The anxiety of whether I’m good enough, whatever that actually means, is losing its relevance. I wonder now why I wasted so much time on it. I think I now believe that I am able and that such a belief is both appropriate and healthy. Talking to my husband a few weeks ago about work challenges up ahead, I heard myself say that I was going to learn a huge amount over the next few months. There was a pause while we both tried to recognise the speaker. This was new, for me to see opportunities to grow instead of mountains to climb. To be still before the unknown with openness and expectation, not clenched with fear and foreboding. It was like new language had been downloaded into my mind without my having to learn it. A strange tongue.

This didn’t happen overnight. To quote my favourite Bible teacher, Joyce Meyer, there’s no such thing as a drive-through breakthrough.

They who wait on the Lord shall renew their strength. They shall rise up on wings like eagles, they shall run and not be weary, they shall walk and not faint. Isaiah 40 v 31

And I have been waiting. Expectantly. Like waiting for the man to come to install the heating system or unblock the pipes, I have been clearing my stuff out of the way so that God can get to work. He has heard my often tearful, snotty prayers to please help me stop going around in circles of self pity and introspection, blind to opportunities, blessings and gifts. He has reminded me of the power of worship to refocus and refuel. He’s given me some new practical strategies, too. Instead of staring at the problem until I’m paralysed, I step away for a while. And I have been asking God for help with specifics – that phone call, or phrasing that tricky email, that child kicking off. I get perspective by asking myself where this problem sits in the hierachy of The Worst That Could Happen. Death? Injury? The Wrong Envelope on Oscars Night?

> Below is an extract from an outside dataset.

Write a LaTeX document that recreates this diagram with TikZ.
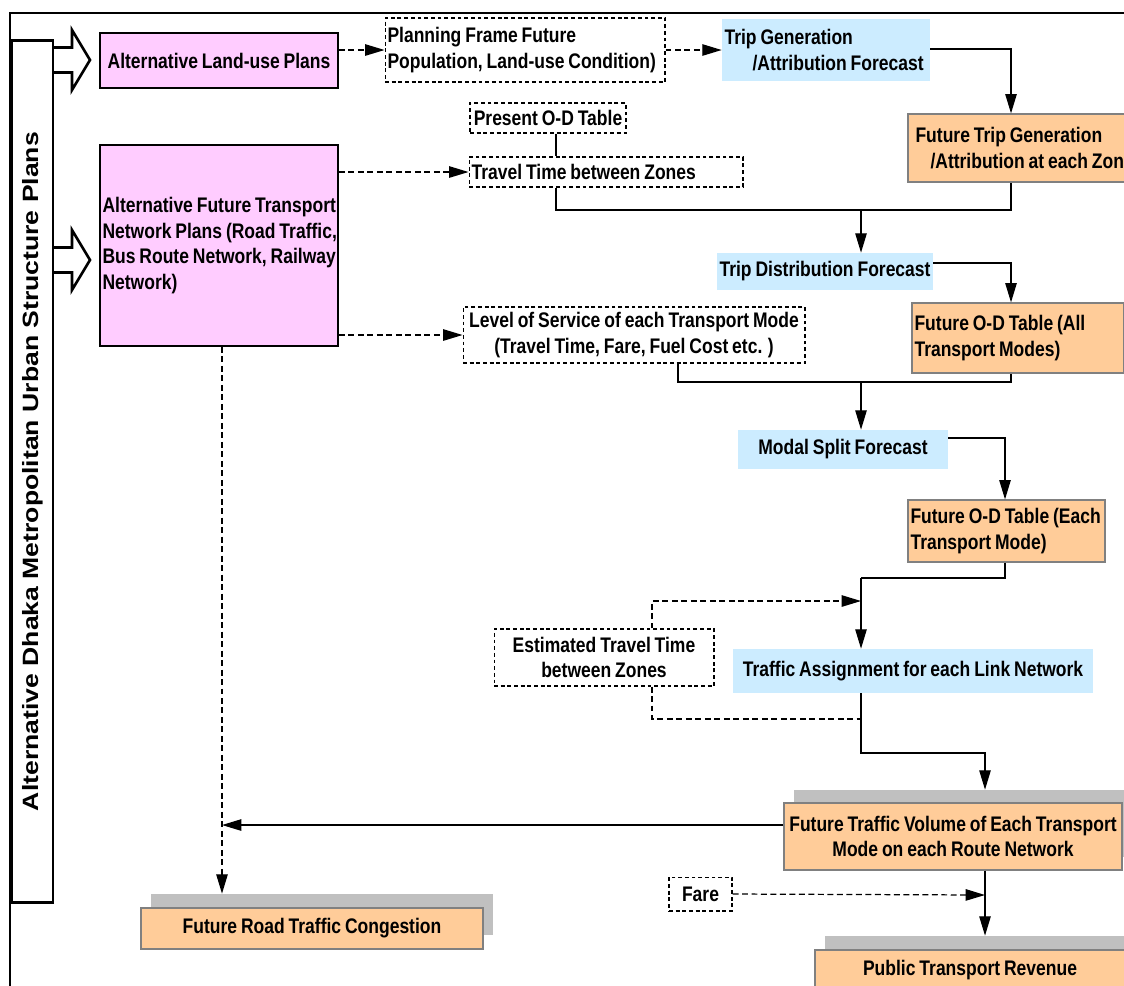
\documentclass[tikz,border=0pt]{standalone}
\usepackage{fontspec}
\newfontfamily\narrowfont{Liberation Sans}[FakeStretch=0.83, WordSpace=0.8]
\newfontfamily\sidefont{Liberation Sans}[FakeStretch=1.2]
\usepackage{tikz}
\usetikzlibrary{arrows.meta}
\usetikzlibrary{positioning}

\definecolor{pinkfill}{HTML}{FFCCFF}
\definecolor{bluefill}{HTML}{CCECFF}
\definecolor{orangefill}{HTML}{FFCC99}
\definecolor{boxgray}{HTML}{808080}
\definecolor{shadegray}{HTML}{C0C0C0}

% espacios naturales dentro de cajas con ancho fijo
\newcommand{\natsp}{\spaceskip=0pt\xspaceskip=0pt\relax}

\begin{document}
\begin{tikzpicture}[
    x=0.02cm, y=-0.02cm,
    box/.style={font=\narrowfont\bfseries\fontsize{12}{14.7}\selectfont, inner xsep=0.05cm, inner ysep=0pt},
    pinkbox/.style={box, draw, line width=1.1pt, fill=pinkfill},
    dashbox/.style={box, draw, line width=0.6pt, dash pattern=on 2.2pt off 1.6pt},
    bluebox/.style={box, fill=bluefill},
    orangebox/.style={box, draw=boxgray, line width=0.7pt, fill=orangefill},
    shadebox/.style={fill=shadegray, inner sep=0pt},
    conn/.style={line width=0.7pt},
    dconn/.style={conn, dash pattern=on 3.4pt off 2pt},
    flow/.style={conn, -{Triangle[length=11pt,width=6.5pt]}},
    dflow/.style={flow, dash pattern=on 3.4pt off 2pt}
]

\clip (0,0) rectangle (1124,985);

% Marco exterior
\draw[line width=1.1pt] (10,990) -- (10,13) -- (1130,13);

% Flechas de bloque
\draw[line width=1.5pt, fill=white] (53,47.5) -- (72,47.5) -- (72,30) -- (90,60) -- (72,90) -- (72,72.5) -- (53,72.5);
\draw[line width=1.5pt, fill=white] (53,247.5) -- (72,247.5) -- (72,230) -- (90,260) -- (72,290) -- (72,272.5) -- (53,272.5);

% Planes de estructura urbana
\node[draw, line width=1.7pt, fill=white, rotate=90, minimum width=17.26cm, minimum height=0.82cm, inner sep=0pt,
      font=\sidefont\bfseries\fontsize{12.6}{14}\selectfont] (side) at (32.5,471.5) {Alternative Dhaka Metropolitan Urban Structure Plans};

% Planes alternativos
\node[pinkbox, minimum width=4.76cm, minimum height=1.1cm] (landuse) at (219,60.5) {Alternative Land-use Plans};
\node[pinkbox, text width=4.66cm, minimum height=4.02cm, align=left] (network) at (219,245.5)
    {\natsp\mbox{Alternative Future Transport}\\\mbox{Network Plans (Road Traffic,}\\\mbox{Bus Route Network, Railway}\\\mbox{Network)}};

% Datos de entrada
\node[dashbox, text width=5.5cm, minimum height=1.28cm, align=left] (frame) at (525,50)
    {\natsp\mbox{Planning Frame Future}\\\mbox{Population, Land-use Condition)}};
\node[dashbox, minimum width=3.12cm, minimum height=0.6cm] (presod) at (548,118) {Present O-D Table};
\node[dashbox, text width=5.38cm, minimum height=0.6cm, align=left] (traveltime) at (606,172) {\natsp\mbox{Travel Time between Zones}};
\node[dashbox, minimum width=6.84cm, minimum height=1.12cm, align=center] (service) at (634,335)
    {Level of Service of each Transport Mode\\(Travel Time, Fare, Fuel Cost etc. )};
\node[dashbox, minimum width=4.4cm, minimum height=1.14cm, align=center] (esttime) at (604,657.5) {Estimated Travel Time\\between Zones};
\node[dashbox, minimum width=1.26cm, minimum height=0.68cm] (fare) at (700.5,894) {Fare};

% Etapas de prediccion
\node[bluebox, text width=4.06cm, minimum height=1.24cm, align=left] (tripgen) at (826,50)
    {\natsp\mbox{Trip Generation}\\\mbox{\hspace*{0.56cm}/Attribution Forecast}};
\node[bluebox, minimum width=4.32cm, minimum height=0.74cm] (tripdist) at (825,271.5) {Trip Distribution Forecast};
\node[bluebox, minimum width=4.2cm, minimum height=0.78cm] (modal) at (843,449.5) {Modal Split Forecast};
\node[bluebox, minimum width=7.2cm, minimum height=0.88cm] (assign) at (913,671) {Traffic Assignment for each Link Network};

% Resultados
\node[orangebox, text width=4.44cm, minimum height=1.36cm, align=left] (futgen) at (1021.5,148)
    {\natsp\mbox{\hspace*{0.1cm}Future Trip Generation}\\\mbox{\hspace*{0.4cm}/Attribution at each Zone}};
\node[orangebox, text width=4.14cm, minimum height=1.4cm, align=left] (odall) at (1018,338)
    {\natsp\mbox{Future O-D Table (All}\\\mbox{Transport Modes)}};
\node[orangebox, text width=3.84cm, minimum height=1.24cm, align=left] (odeach) at (1006.5,531)
    {\natsp\mbox{Future O-D Table (Each}\\\mbox{Transport Mode)}};
\node[shadebox, minimum width=6.76cm, minimum height=1.34cm] (volshade) at (963,823.5) {};
\node[orangebox, minimum width=6.76cm, minimum height=1.34cm, align=center] (volume) at (953,836.5)
    {Future Traffic Volume of Each Transport\\Mode on each Route Network};
\node[shadebox, minimum width=6.84cm, minimum height=0.82cm] (congshade) at (322,914.5) {};
\node[orangebox, minimum width=6.84cm, minimum height=0.82cm] (congestion) at (312,928.5) {Future Road Traffic Congestion};
\node[shadebox, minimum width=6.2cm, minimum height=0.8cm] (revshade) at (980,956) {};
\node[orangebox, minimum width=6.2cm, minimum height=0.8cm] (revenue) at (970,970) {Public Transport Revenue};

% Puntos de quiebre
\coordinate (tgR) at (1011,49);
\coordinate (tdR) at (1011,263);
\coordinate (msR) at (1005,438);
\coordinate (k1) at (556,210);
\coordinate (j1) at (861,210);
\coordinate (k2) at (678,382);
\coordinate (j2) at (861,382);
\coordinate (j3) at (861,578);
\coordinate (e1) at (652,601);
\coordinate (e2) at (652,719);
\coordinate (a1) at (861,753);
\coordinate (a2) at (985,753);
\coordinate (f1) at (985,895);
\coordinate (c1) at (222,825);

% Conexiones
\draw[dflow] (landuse.east |- frame.west) -- (frame.west);
\draw[dflow] (frame.east) -- (tripgen.west);
\draw[flow] (tripgen.east |- tgR) -- (tgR) -- (futgen.north -| tgR);
\draw[conn] (presod.south -| k1) -- (traveltime.north -| k1);
\draw[conn] (traveltime.south -| k1) -- (k1) -- (k1 -| tgR) -- (futgen.south -| tgR);
\draw[flow] (j1) -- (tripdist.north -| j1);
\draw[dflow] (network.east |- traveltime.west) -- (traveltime.west);
\draw[flow] (tripdist.east |- tdR) -- (tdR) -- (odall.north -| tdR);
\draw[dflow] (network.east |- service.west) -- (service.west);
\draw[conn] (service.south -| k2) -- (k2) -- (k2 -| tdR) -- (odall.south -| tdR);
\draw[flow] (j2) -- (modal.north -| j2);
\draw[flow] (modal.east |- msR) -- (msR) -- (odeach.north -| msR);
\draw[conn] (odeach.south -| msR) -- (msR |- j3) -- (j3);
\draw[flow] (j3) -- (assign.north -| j3);
\draw[dflow] (esttime.north -| e1) -- (e1) -- (e1 -| j3);
\draw[dconn] (esttime.south -| e1) -- (e2) -- (e2 -| j3);
\draw[flow] (assign.south -| a1) -- (a1) -- (a2) -- (volshade.north -| a2);
\draw[flow] (volume.west |- c1) -- (c1);
\draw[dflow] (network.south -| c1) -- (congshade.north -| c1);
\draw[flow] (volume.south -| f1) -- (revshade.north -| f1);
\draw[dflow] (fare.east) -- (f1);

\end{tikzpicture}
\end{document}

I fall into bed exhausted and sleep deeply, rising earlier than I would like with a whole stack of tasks for the day ahead. But I don’t wake with a knot in my stomach these days, genuinely grateful for each day. The routine stuff of home that used to fill my time and take all day now gets done in a flash or not at all. So much more to do and so much more getting done.

Yes I’m boasting about God because what he is doing in me is worth boasting about.

He has poured peace into the place where anxiety used to smash me up like the blades of a blender. This peace grounds me instead of grinding me,  reminding me who I am. I use it to sift the thoughts that come. I consciously and regularly remember who God is and how he feels about me by reading and thinking about what his word says. And in those foetal moments when I run out of words and ideas – yes those still happen – God’s peace wraps itself around me like a blanket.

Perhaps all the time I wanted rest I really needed peace. The gift direct from Christ himself. I think of how Jesus breathed into the disciples just as God breathed into Adam. It was like Jesus was conferring a new kind of life on his followers. My God-breathed peace is becoming my default, replacing the darkness and negativity I lived with so long. In God’s peace I have space, room to manoeuvre, the choice to respond rather than react. Strength. Energy. Even courage. And in the midst of everything, rest.